According to the Health and Safety Labor Watch’s figures, around a quarter of all worker deaths occur in construction. “The high rate of circulation among construction workers, with many moving frequently, from one short term contract to the next, makes effective union organizing, and fighting for better conditions difficult,” says Tezcan Acu, a construction worker and activist with the construction workers’ union Insaat-Is. The importance attached to prestigious megaprojects, and their being completed on schedule, he explains, means that pressure on workers at these sites is particularly severe. If one is to believe official figures, at least 52 workers have died building Istanbul’s new airport, though according to independent reports, the true figure might be as high as 400. In September, only weeks before the pompous opening of the airport, workers revolted. In response, hundreds of them, including some of Acu’s union comrades, were detained by police. When an accident at a construction site of a stretch of highway near Istanbul killed three workers in late November, rather than allowing for transparency, the authorities responded with a reporting ban.

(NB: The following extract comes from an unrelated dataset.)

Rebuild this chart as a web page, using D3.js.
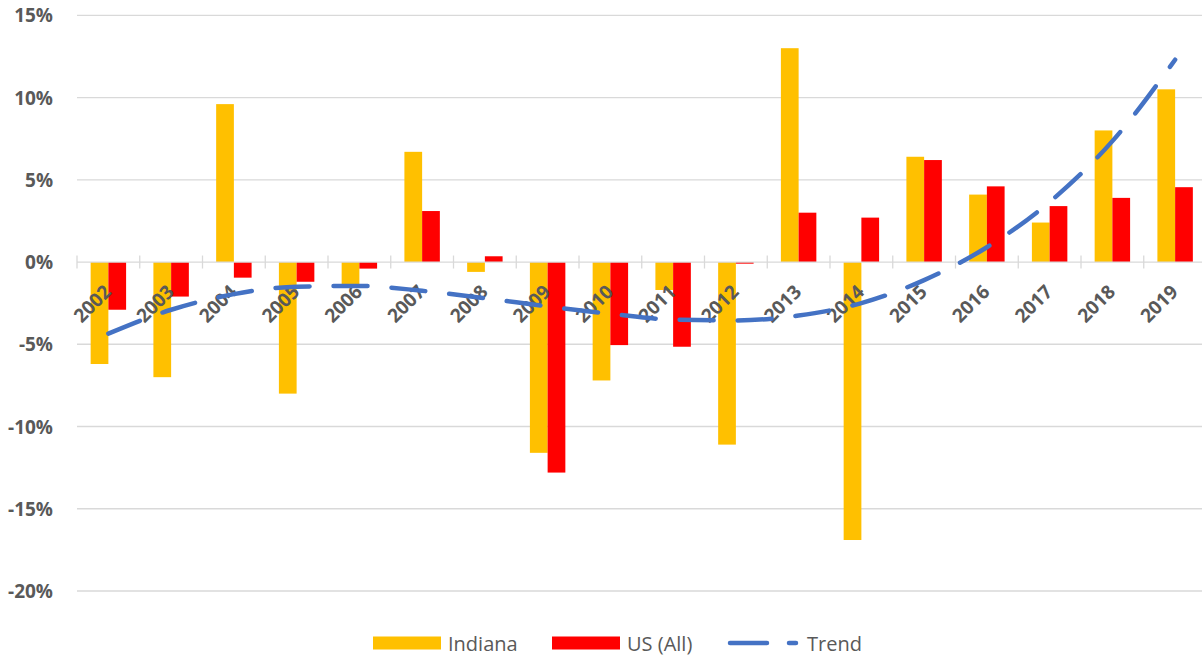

One factor in the authorities’ increasing nervousness around labour conflicts in the construction industry might be that economic developments in 2018 have cast a dark shadow over this, perhaps most crucial of Erdogan’s battlefields. With interest rates surging and the lira losing value throughout 2018, the construction boom the president has staked so much of his prestige to, appears to be heading for a crash, and risks taking much of the popularity he still enjoys among his base with it. While this might be a hopeful prospect in the long run, for now its effect seems to be even tougher conditions for both workers and government critics.